A topological space does not have a monodromy group (unless someone is abusing terminology). It has a fundamental group (more precisely, once we fix a base-point, it has a fundamental group relative to that base-point).

If $f:X \to S$ is a fibre bundle, then the cohomology spaces of the fibres of $X$ (say with $\mathbb Q$ coefficients, just to fix ideas, although any other coefficients would be okay too; and in some fixed degree $i$) glue together to form a local system over $S$ (i.e., a locally constant sheaf of $\mathbb Q$-vector spaces), which (once we fix a base-point $s$), we can identify with a representation of $\pi_1(S,s)$; indeed, the representation is on the vector space $H^i(X_s, \mathbb Q),$ where $X_s := f^{-1}(s)$ is the fibre over $s$.

Intuitively, if $c$ is a cohomology class on $X_s$, and $\gamma$ is a loop based at $s$, then you can move $c$ through the fibres $X_{s'}$ as $s'$ moves along $\gamma$, until you get back to $X_s$.

To understand this, you will need to think about examples. A good one to start with is the fibre bundle $S^2 \to \mathbb R P^2$, taking $i = 0$, so that $H^0(X_s)$ is just the $\mathbb Q$-vector space of dimension $2$ spanned by the two points of $S^2$ lying over a point $s \in \mathbb R P^2$.

A harder example, but more directly relevant to algebraic geometry, is the Legendre family of elliptic curves $y^2 := x(x-1)(x-\lambda)$ (I mean the projective curves, although following tradition I am just writing down the affine equations) parameterized by $\lambda \in S = \mathbb C P^1 \setminus \{0,1,\infty\}.$

Here the interesting case is $i = 1$, i.e. the family of $H^1$'s of the fibres.


Ehresmann's theorem says that any smooth proper map of varieties $f: X \to S$ over $\mathbb C$ is topologically a fibre bundle, so this gives lots of examples of monodromy arising from algebraic geometry.

If the base $S$ is an algebraic curve, and $D^{\times}$ is any copy of the punctured disk sitting inside $S$ (you should think of $S$ as being a punctured Riemann surface, like the above example of $\mathbb C P^1 \setminus \{0,1,\infty\}$, and $D^{\times}$ as being a neighbourhood of one of the punctures), then you can pull back $X$ to $D^{\times}$, and consider the action of $\pi_1(D^{\times}) \cong \mathbb Z$ on the local system of $H^i$. (This is the local monodromy around the puncture.)

Grothendieck's monodromy theorem says that this local monodromy action is always quasi-unipotent, i.e. some power of the generator of $\pi_1(D^{\times})$ acts unipotently.
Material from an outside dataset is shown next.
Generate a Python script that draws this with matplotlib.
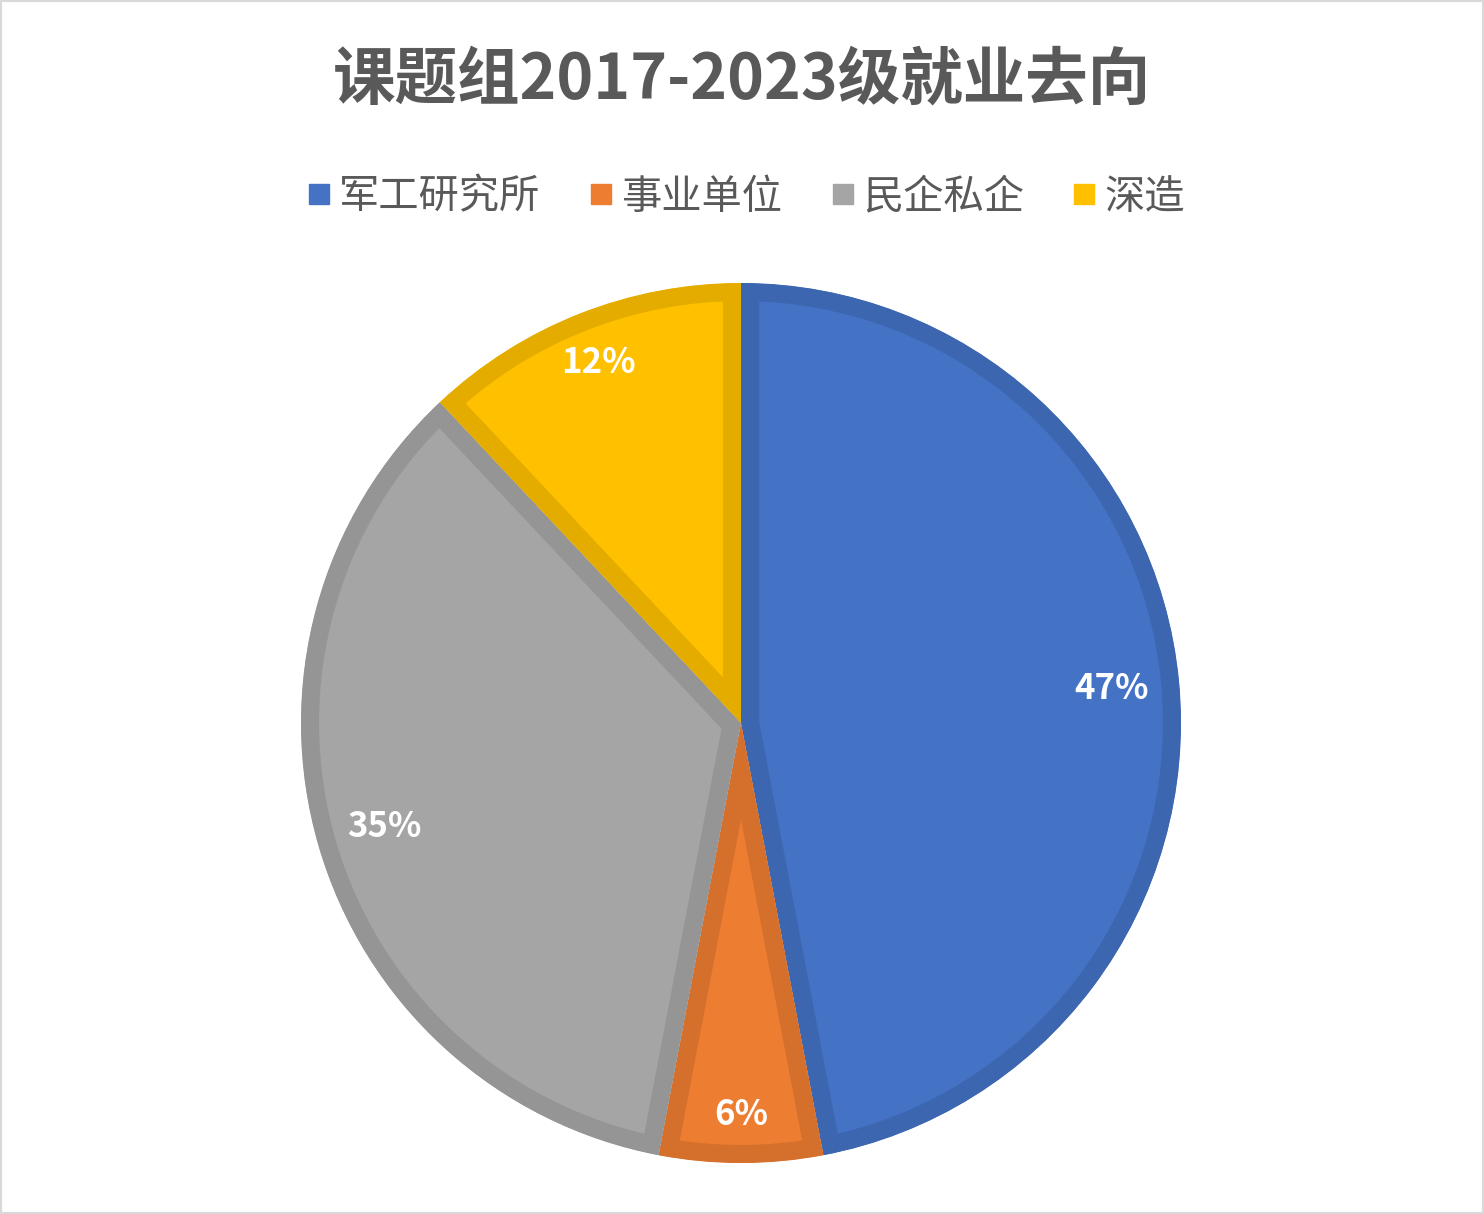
import matplotlib
matplotlib.use("Agg")
import matplotlib.pyplot as plt
from matplotlib.lines import Line2D
from matplotlib.patches import Rectangle
import numpy as np

plt.rcParams['font.family'] = ['Noto Sans CJK SC', 'DejaVu Sans']

# Data
categories = ["军工研究所", "事业单位", "民企私企", "深造"]
shares = [47, 6, 35, 12]
title = "课题组2017-2023级就业去向"

# Styling
fill_colors = ['#4472C4', '#ED7D31', '#A5A5A5', '#FFC000']
edge_colors = ['#3D66B0', '#D5702C', '#959595', '#E5AC00']
label_dist = [0.845, 0.89, 0.845, 0.88]

W, H = 1484, 1214
fig = plt.figure(figsize=(W / 100, H / 100), dpi=100)
ax = fig.add_axes([0, 0, 1, 1])

cx, cy, R = 741, H - 723, 440
wedges, _ = ax.pie(shares, startangle=90, counterclock=False,
                   colors=fill_colors, center=(cx, cy), radius=R,
                   wedgeprops=dict(linewidth=0))

# axes fill the figure, one data unit = one pixel
ax.set_aspect('auto')
ax.set_xlim(0, W)
ax.set_ylim(0, H)
ax.axis('off')

# inner stroke: thick edge clipped to the wedge itself
for w, ec in zip(wedges, edge_colors):
    w.set_edgecolor(ec)
    w.set_linewidth(26)
    w.set_clip_path(w)
    w.set_clip_on(True)

# percentage labels
cum = np.cumsum([0] + shares[:-1])
total = sum(shares)
for s, c0, d in zip(shares, cum, label_dist):
    ang = np.deg2rad(90 - (c0 + s / 2) / total * 360)
    ax.text(cx + d * R * np.cos(ang), cy + d * R * np.sin(ang), f"{s}%",
            ha='center', va='center', color='white', fontsize=25,
            fontweight='bold')

# title and legend
fig.text(0.5, 1 - 80 / H, title, ha='center', va='center', fontsize=45,
         fontweight='bold', color='#595959')

handles = [Line2D([], [], marker='s', linestyle='none', markersize=15,
                  markerfacecolor=c, markeredgecolor=c) for c in fill_colors]
fig.legend(handles, categories, loc='center', ncol=4,
           bbox_to_anchor=(0.5, 1 - 197 / H), frameon=False,
           fontsize=29, labelcolor='#595959', handletextpad=0.0,
           columnspacing=1.0, handlelength=1.0)

# light gray frame
fig.patches.append(Rectangle((0, 0), 1, 1, transform=fig.transFigure,
                             fill=False, edgecolor='#D9D9D9', linewidth=3))

fig.savefig("out.png", dpi=100)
There is a variant of all of the above working with $\ell$-adic cohomology in the etale topology rather than usual cohomology in the setting of complex varieties, which makes sense over any ground field.

This leads one to think about $\ell$-adic representations of $p$-adic Galois groups (such as $G_{\mathbb Q_p}$) in geometric terms. In this context, the analogue of Grothendieck's monodromy theorem is that the tame inertia acts quasi-unipotently; this follows from the famous relation $\varphi N = p N \varphi$ (where $\varphi$ is Frobenius and $N$ is the log of a generator of tame inertia). (Note that Grothendieck was able to deduce the monodromy theorem in its original geometric context from this rather easy and general theorem about $\ell$-adic reps. of $p$-adic Galois groups.)


In Fontaine's $p$-adic Hodge theory, the analogue, for a $p$-adic representation of a $p$-adic Galois group, of tame inertia acting quasi-unipotently, is that the $p$-adic representation should be potentially semi-stable. This is not true of all $p$-adic representations, but Fontaine conjectured that it was true for those that are de Rham. This is his monodromy conjecture, now proved by Andre, Kedlaya, Mebkhout, and Berger.